Royal Victoria Hospital, Belfast - Architecture

Architecture

Tall, long, functional mid-20th-century buildings dominate most of the long Falls Road side of the hospital, and give a plain look to a section of the busy road west of the Grosvenor Road and Springfield Road junction. On this stretch of Falls Road, the mid-20th-century hospital buildings face Saint Paul's Roman Catholic Church, Saint Dominic's Grammar School for Girls and typical, simple, historic terraced housing of Belfast (some converted into small shops and cafés). At the end of this stretch (near Broadway), the Royal Belfast Hospital for Sick Children occupies a smaller historic building of Victorian design.

Recent, typically simple functional buildings are located in the middle of the site bordering the Westlink, largely invisible from the Falls Road and Grosvenor Road. The hospital site stretches near Broadway on the west and downhill to border the Westlink city-link carriageway on the south, where recent functional buildings may be seen.

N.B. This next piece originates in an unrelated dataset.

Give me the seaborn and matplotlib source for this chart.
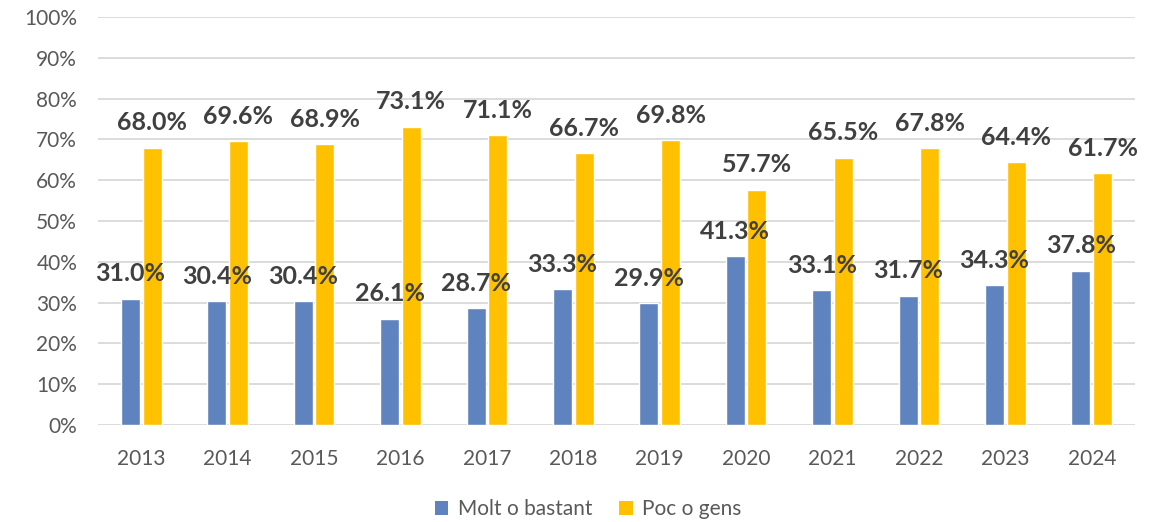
import matplotlib
matplotlib.use("Agg")
import matplotlib.pyplot as plt
import seaborn as sns
import pandas as pd
from matplotlib.patches import Patch
from matplotlib.ticker import PercentFormatter

years = ["2013", "2014", "2015", "2016", "2017", "2018", "2019", "2020", "2021", "2022", "2023", "2024"]
molt_o_bastant = [31.0, 30.4, 30.4, 26.1, 28.7, 33.3, 29.9, 41.3, 33.1, 31.7, 34.3, 37.8]
poc_o_gens = [68.0, 69.6, 68.9, 73.1, 71.1, 66.7, 69.8, 57.7, 65.5, 67.8, 64.4, 61.7]
series_names = ["Molt o bastant", "Poc o gens"]
colors = ["#5F83BF", "#FFC000"]

df = pd.DataFrame({
    "year": years * 2,
    "value": molt_o_bastant + poc_o_gens,
    "series": [series_names[0]] * len(years) + [series_names[1]] * len(years),
})

sns.set_theme(style="white")
plt.rcParams["font.family"] = ["Lato", "DejaVu Sans"]

fig = plt.figure(figsize=(11.61, 5.22), dpi=100)
ax = fig.add_axes([98 / 1161, 1 - 425 / 522, (1135 - 98) / 1161, (425 - 17) / 522])

sns.barplot(data=df, x="year", y="value", hue="series", palette=colors,
            width=0.5, gap=0.12, ax=ax, legend=False, saturation=1, errorbar=None)

ax.set_ylim(0, 100)
ax.set_xlim(-0.5, len(years) - 0.5)
ax.set_yticks(range(0, 101, 10))
ax.yaxis.set_major_formatter(PercentFormatter(decimals=0))
ax.grid(axis="y", color="#d9d9d9", linewidth=1.3)
ax.set_axisbelow(True)
for s in ax.spines.values():
    s.set_visible(False)
ax.tick_params(axis="y", length=0, pad=15, labelsize=15, labelcolor="#595959")
ax.tick_params(axis="x", length=0, pad=17.5, labelsize=15, labelcolor="#595959")
ax.set_xlabel("")
ax.set_ylabel("")

for cont in ax.containers:
    for p in cont:
        h = p.get_height()
        ax.annotate(f"{h:.1f}%", (p.get_x() + p.get_width() / 2, h),
                    xytext=(0, 12.5), textcoords="offset points",
                    ha="center", va="baseline", fontsize=18, fontweight="bold",
                    color="#404040")

handles = [Patch(facecolor=c, edgecolor="none") for c in colors]
fig.legend(handles, series_names, loc="center", bbox_to_anchor=(588 / 1161, 1 - 509 / 522),
           ncol=2, frameon=False, fontsize=15, labelcolor="#595959",
           handlelength=0.65, handleheight=0.65, handletextpad=0.45, columnspacing=1.3)

fig.savefig("out.png", dpi=100)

A slight addition to the main front of the West Belfast site in recent years is new railings (on Falls Road, going west from the junction of Grosvenor and Springfield Roads). The wavy pattern of the railings is reminiscent of the structure of DNA. There are little yellow Xs and Ys detailed for X- and Y-chromosomes, and portraits (laser-cut in sheet steel) chart the progress of a human life from birth to the age of 100.